A Deep Unfolding-Based Scalarization Approach for Power Control in D2D Networks

TL;DR

This paper proposes a scalarization approach to transform the weighted-sum-rate, developing an iterative algorithm that depends on step sizes, a reference, and a direction vector, and optimize these parameters by presenting the iterative algorithm as a finite sequence of steps, enabling it to be trained as a deep neural network.

Abstract

Optimizing network utility in device-to-device networks is typically formulated as a non-convex optimization problem. This paper addresses the scenario where the optimization variables are from a bounded but continuous set, allowing each device to perform power control. The power at each link is optimized to maximize a desired network utility. Specifically, we consider the weighted-sum-rate. The state of the art benchmark for this problem is fractional programming with quadratic transform, known as FPLinQ. We propose a scalarization approach to transform the weighted-sum-rate, developing an iterative algorithm that depends on step sizes, a reference, and a direction vector. By employing the deep unfolding approach, we optimize these parameters by presenting the iterative algorithm as a finite sequence of steps, enabling it to be trained as a deep neural network. Numerical experiments demonstrate that the unfolded algorithm performs comparably to the benchmark in most cases while exhibiting lower complexity. Furthermore, the unfolded algorithm shows strong generalizability in terms of varying the number of users, the signal-to-noise ratio and arbitrary weights.
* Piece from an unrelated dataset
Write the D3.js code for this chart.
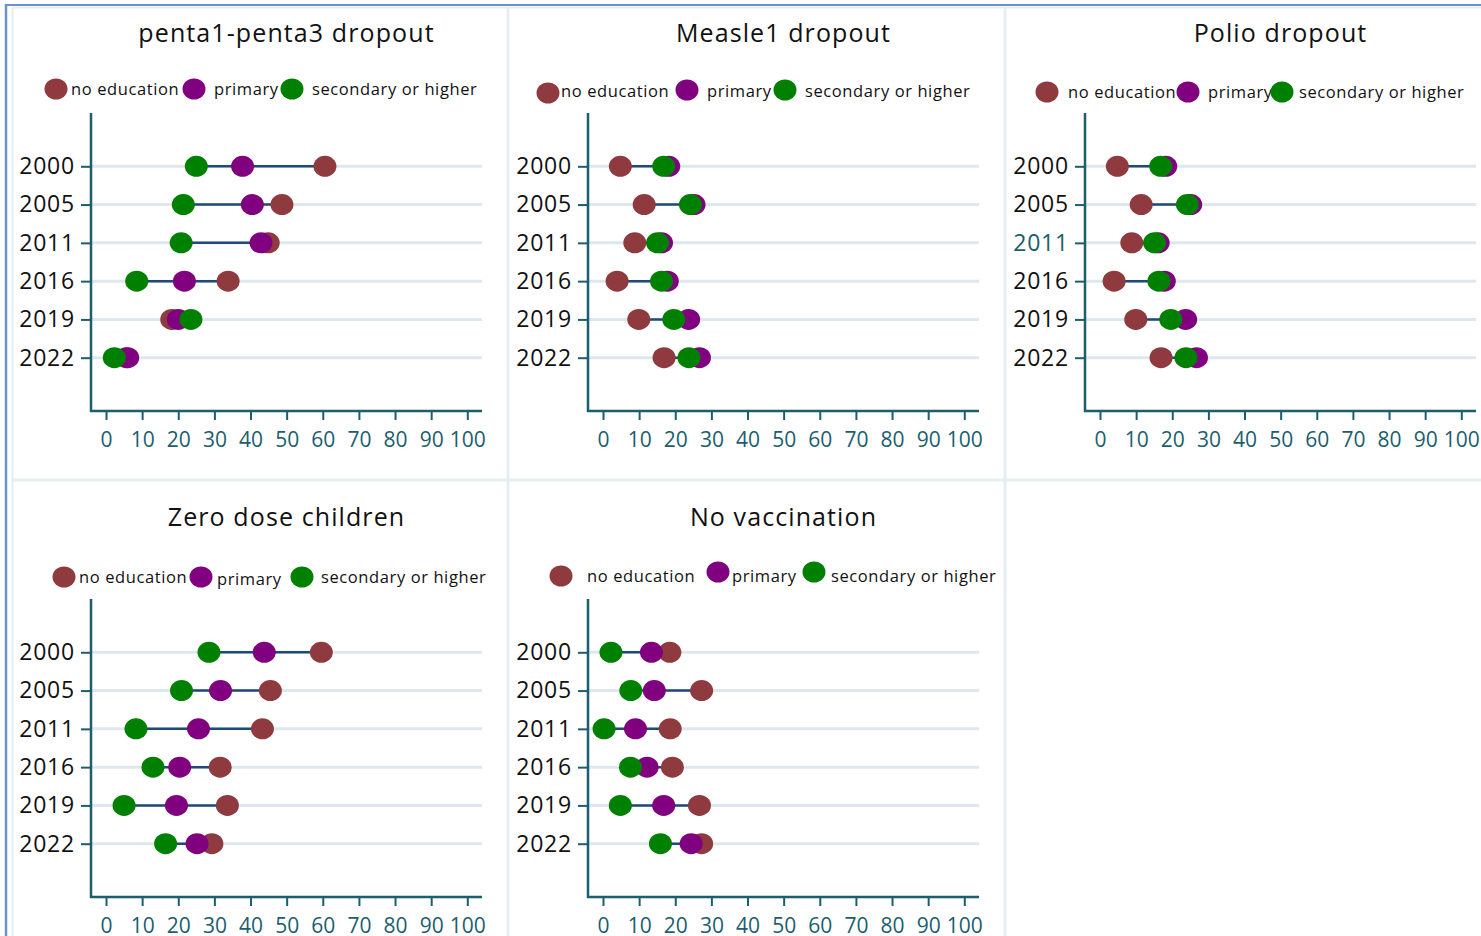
<!DOCTYPE html>
<html><head><meta charset="utf-8">
<script src="https://cdn.jsdelivr.net/npm/d3@7"></script>
<style>
html,body{margin:0;padding:0;background:#fff;}
svg{display:block;font-family:"Open Sans",sans-serif;}
</style></head>
<body>
<svg id="chart" width="1481" height="936"></svg>
<script>
// ---------- DATA ----------
const years = ["2000","2005","2011","2016","2019","2022"];
const xTicks = [0,10,20,30,40,50,60,70,80,90,100];
const groupNames = ["no education","primary","secondary or higher"];
const panelTitles = ["penta1-penta3 dropout","Measle1 dropout","Polio dropout","Zero dose children","No vaccination"];

const pentaNoEdu     = [60.6, 48.7, 44.9, 33.8, 18.2, 5.6];
const pentaPrimary   = [37.8, 40.5, 42.9, 21.7, 20.0, 6.0];
const pentaSecondary = [25.0, 21.4, 20.8,  8.5, 23.5, 2.3];

const measleNoEdu     = [4.8, 11.4, 8.8, 3.9,  9.9, 16.9];
const measlePrimary   = [18.2, 25.2, 16.2, 17.8, 23.7, 26.7];
const measleSecondary = [16.8, 24.2, 15.1, 16.2, 19.6, 23.8];

const polioNoEdu     = [4.8, 11.4, 8.8, 3.9,  9.9, 16.9];
const polioPrimary   = [18.2, 25.1, 16.1, 17.8, 23.7, 26.7];
const polioSecondary = [16.8, 24.2, 15.1, 16.3, 19.6, 23.8];

const zeroNoEdu     = [59.6, 45.5, 43.3, 31.6, 33.6, 29.3];
const zeroPrimary   = [43.8, 31.7, 25.6, 20.4, 19.5, 25.2];
const zeroSecondary = [28.5, 20.9,  8.3, 13.0,  5.0, 16.5];

const novacNoEdu     = [18.5, 27.3, 18.6, 19.2, 26.7, 27.3];
const novacPrimary   = [13.4, 14.2,  9.0, 12.2, 16.8, 24.4];
const novacSecondary = [ 2.2,  7.7,  0.3,  7.6,  4.8, 15.9];

const groupColors = ["#8e3a3e","#800080","#008000"];

// ---------- LAYOUT ----------
const panels = [
  {title:panelTitles[0], series:[pentaNoEdu,pentaPrimary,pentaSecondary], col:0,row:0,
   legend:{dots:[[56,89],[194,89],[292,89]], texts:[[71,95],[214,95],[312,95]]}},
  {title:panelTitles[1], series:[measleNoEdu,measlePrimary,measleSecondary], col:1,row:0,
   legend:{dots:[[51,93],[190,90],[288,90]], texts:[[64,97],[210,97],[308,97]]}},
  {title:panelTitles[2], series:[polioNoEdu,polioPrimary,polioSecondary], col:2,row:0,
   legend:{dots:[[53,92],[194,92],[288,92]], texts:[[74,98],[214,98],[305,98]]}},
  {title:panelTitles[3], series:[zeroNoEdu,zeroPrimary,zeroSecondary], col:0,row:1,
   legend:{dots:[[64,91],[201,91],[302,91]], texts:[[79,97],[217,99],[321,97]]}},
  {title:panelTitles[4], series:[novacNoEdu,novacPrimary,novacSecondary], col:1,row:1,
   legend:{dots:[[64,90],[221,86],[317,86]], texts:[[90,96],[235,96],[334,96]]}}
];
const colOff = [0,497,994], rowOff = [0,486];

const svg = d3.select("#chart");
const axisColor = "#1b5e6d";
const sepColor = "#e5eef2";

// panel separators / frame
svg.append("line").attr("x1",12.5).attr("x2",12.5).attr("y1",7).attr("y2",936).attr("stroke",sepColor).attr("stroke-width",2);
svg.append("line").attr("x1",12).attr("x2",1481).attr("y1",7.5).attr("y2",7.5).attr("stroke",sepColor).attr("stroke-width",2);
svg.append("line").attr("x1",508).attr("x2",508).attr("y1",7).attr("y2",936).attr("stroke",sepColor).attr("stroke-width",3);
svg.append("line").attr("x1",1005).attr("x2",1005).attr("y1",7).attr("y2",936).attr("stroke",sepColor).attr("stroke-width",3);
svg.append("line").attr("x1",12).attr("x2",1481).attr("y1",480).attr("y2",480).attr("stroke",sepColor).attr("stroke-width",3);
svg.append("line").attr("x1",6).attr("x2",1481).attr("y1",5).attr("y2",5).attr("stroke","#6a92cf").attr("stroke-width",2);
svg.append("line").attr("x1",6).attr("x2",6).attr("y1",4).attr("y2",936).attr("stroke","#6a92cf").attr("stroke-width",2.5);

panels.forEach((p,pi)=>{
  const g = svg.append("g").attr("transform",`translate(${colOff[p.col]},${rowOff[p.row]})`);
  const axisX = 91, gridEnd = 482, yTop = 113, yBottom = 411;
  const x = d3.scaleLinear().domain([0,100]).range([106,467.3]);
  const y = d3.scalePoint().domain(years).range([166.3,357.7]);

  // title
  g.append("text").attr("x",(axisX+gridEnd)/2).attr("y",p.row===0?42:40)
    .attr("text-anchor","middle").attr("font-size",25).attr("letter-spacing","1.1px").attr("fill","#111")
    .text(p.title);

  // legend
  groupNames.forEach((name,i)=>{
    g.append("ellipse").attr("cx",p.legend.dots[i][0]).attr("cy",p.legend.dots[i][1])
      .attr("rx",11.5).attr("ry",10.5).attr("fill",groupColors[i]);
    g.append("text").attr("x",p.legend.texts[i][0]).attr("y",p.legend.texts[i][1])
      .attr("font-size",16.5).attr("letter-spacing","0.6px").attr("fill","#111").text(name);
  });

  // grid lines
  g.selectAll(".grid").data(years).enter().append("line")
    .attr("x1",axisX).attr("x2",gridEnd)
    .attr("y1",d=>y(d)).attr("y2",d=>y(d))
    .attr("stroke","#dde8ee").attr("stroke-width",3);

  // y axis
  const yAxis = d3.axisLeft(y).tickSize(10).tickPadding(6);
  const ya = g.append("g").attr("transform",`translate(${axisX},0)`).call(yAxis);
  ya.select(".domain").remove();
  ya.selectAll(".tick line").attr("stroke",axisColor).attr("stroke-width",2);
  ya.selectAll(".tick text").attr("font-size",23).attr("letter-spacing","0.8px")
    .attr("fill",d=>(pi===2&&d==="2011")?axisColor:"#111")
    .attr("font-family","Open Sans, sans-serif");
  g.append("line").attr("x1",axisX).attr("x2",axisX).attr("y1",yTop).attr("y2",yBottom+1)
    .attr("stroke",axisColor).attr("stroke-width",2.5);

  // x axis
  const xAxis = d3.axisBottom(x).tickValues(xTicks).tickSize(9).tickPadding(12);
  const xa = g.append("g").attr("transform",`translate(0,${yBottom})`).call(xAxis);
  xa.select(".domain").remove();
  xa.selectAll(".tick line").attr("stroke",axisColor).attr("stroke-width",2);
  xa.selectAll(".tick text").attr("font-size",21).attr("fill",axisColor)
    .attr("font-family","Open Sans, sans-serif");
  g.append("line").attr("x1",axisX-1).attr("x2",gridEnd).attr("y1",yBottom).attr("y2",yBottom)
    .attr("stroke",axisColor).attr("stroke-width",2.5);

  // range lines
  const rows = years.map((yr,i)=>({yr, vals:p.series.map(s=>s[i])}));
  g.selectAll(".rng").data(rows).enter().append("line")
    .attr("x1",d=>x(d3.min(d.vals))).attr("x2",d=>x(d3.max(d.vals)))
    .attr("y1",d=>y(d.yr)).attr("y2",d=>y(d.yr))
    .attr("stroke","#1f4a78").attr("stroke-width",2.5);

  // dots
  p.series.forEach((s,si)=>{
    g.selectAll(".dot"+si).data(s).enter().append("ellipse")
      .attr("cx",d=>x(d)).attr("cy",(d,i)=>y(years[i]))
      .attr("rx",11.5).attr("ry",10.5).attr("fill",groupColors[si]);
  });
});
</script>
</body></html>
The weighted-sum-rate maximizer can be integrated into a low-complexity fairness scheduler, updating priority weights via virtual queues and Lyapunov Drift Plus Penalty. This is demonstrated through experiments using proportional and max-min fairness.

Figures (9)

• Figure 1: Example of a D2D network with $K = 4$ Links.
• Figure 2: Vector optimization: a) definition of a $\mathcal{K}$-optimal point with $\mathcal{K}=\mathbb{R}_+^2$ and b) an example of moving a weighted cone along $\mathbf{a}+\mathbf{r}$.
• Figure 3: Example for Pascoletti and Serafini scalarization, with $\bf a,r$ based on the Utopian point, for weighted cone $\mathcal{K}_{\bf w}$. Here for $K=2$.
• Figure 4: Impact of normalization and enforcing constraints on $\lambda$, by testing the algorithm on the same network, with different step-sizes: a) The primal-dual algorithm, without normalization and projection of $\lambda$. b) primal-dual algorithm with discussed normalization and projection. It can be observed that in a) a slight change in step-size already leads to oscillation, while in b) this is not the case.
• Figure 5: Training history for LUVA with $N=10$ for $n_\text{train} = \lbrace 50, 100, 500\rbrace$ of the (fixed) testing dataset, with $500$ samples, for $K = 10$. The observed jumps come from going one layer to another, thus we see this staircase behaviour.